Growing Business From Existing Clients: Part Two

Growing Business From Existing Clients: Part Two

Growing Business From Existing Clients: Part Two

I’d never knock the need for a planned, active, program to secure new clients. I enthusiastically endorse that kind of effort and will post about it in the future.

But there are so many advantages to growing business from existing clients over that from clients one doesn’t yet have. I’m always surprised that many agency owners spend so much time pursuing the latter rather than doing the former.

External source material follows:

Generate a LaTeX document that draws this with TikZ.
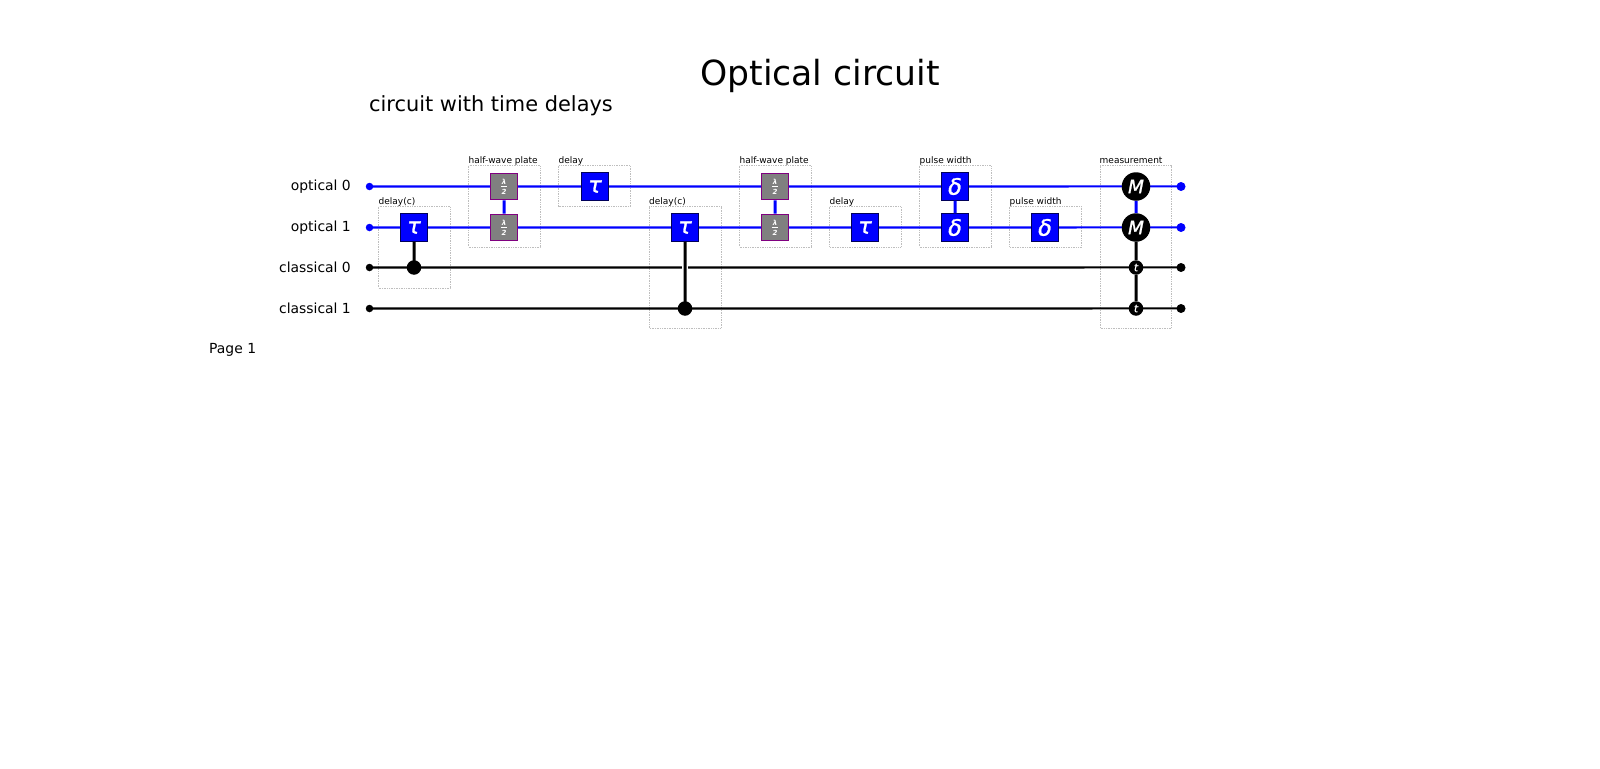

Getting more work from current clients should always be your first step in growing fee income. Here’s six reasons why:

  1. It’s More Profitable: The cost of pursuing new clients, while necessary, is expensive. If you track the hours you spend doing so, and I certainly hope that’s the case, you can see that it takes a considerable amount of time for a new account to be truly profitable. That’s due to the time it takes to get to know the client’s business issues, competitive framework, media landscape,  digital environment, key influencers, etc. But you and your team already know these critical factors as they relate to an existing client.
  2. You Know The Client From The Inside Out: You’ve got the face time. You’re already spending time with the client. You know what keeps them–and their bosses–up at night. You know the new markets they want to open, the areas in which they must keep the competitors at bay, and the categories in which they’d kill for half a share point.
  3. You Know The Clients From The Outside In:  There’s a certain amount of  knowledge you and your team get simply by working on the account, whether it’s from media, bloggers, influencers or external stakeholders. And it’s refreshed daily.  If you’re booking enough time on your calendar to simply think about the client’s business, these insights will no doubt will lead to ideas for new initiatives, new markets, and new executions. (Of course just thinking about this alone in your office isn’t enough. More about that in the future.)
  4. Your Clients Will Really Listen: During a competitive pitch, the potential client is likely listening to your ideas right before or immediately after having heard ideas from what might a be a large number of competitors. And despite your best efforts, many of their ideas may be similar to yours. Some a bit better, others a bit worse, but either way,  in a competitive pitch there’s a certain amount of “blur” factor.  But that’s not the case when you present new ideas to existing clients,  other than the non-solicited ideas your client is getting from agencies who’d love to have the account. And that’s an added reason to constantly supply new ideas to your clients. (That too is a post for another day.)
  5. The Trust Factor: Of course the main reason the client will listen to you is because the client trusts you, and that’s the heart and soul of any agency-client relationship. This is one of the biggest advantages in suggesting ideas to existing clients that you simply don’t have in a competitive pitch (unless, of course, you’re the incumbent.) It’s scary being a client. And few things are scarier than being presented with an idea that will cost $50,000, $100,000 or more.  But your past performance, results, superb execution and the trust you’ve earned over time will make it much easier for a client to write the big check.
  6. You’ll Nearly Always Get A Hearing: As I mentioned in Growing Business From Existing Clients Part One, it’s rare that a client will say “no” to “We’ve been thinking about your company/brand/situation and have generated some  business-building ideas for you. Want to discuss it over coffee?”

In the future, I’ll cover “Why growing client business organically isn’t optional,”  “Whose job is it to help grow client business?”  and “Ten Strategies to Grow Business From Existing Clients.”  In the meantime, I hope this has gotten you thinking more pro-actively about growing business from existing clients. What’s your first step going to be?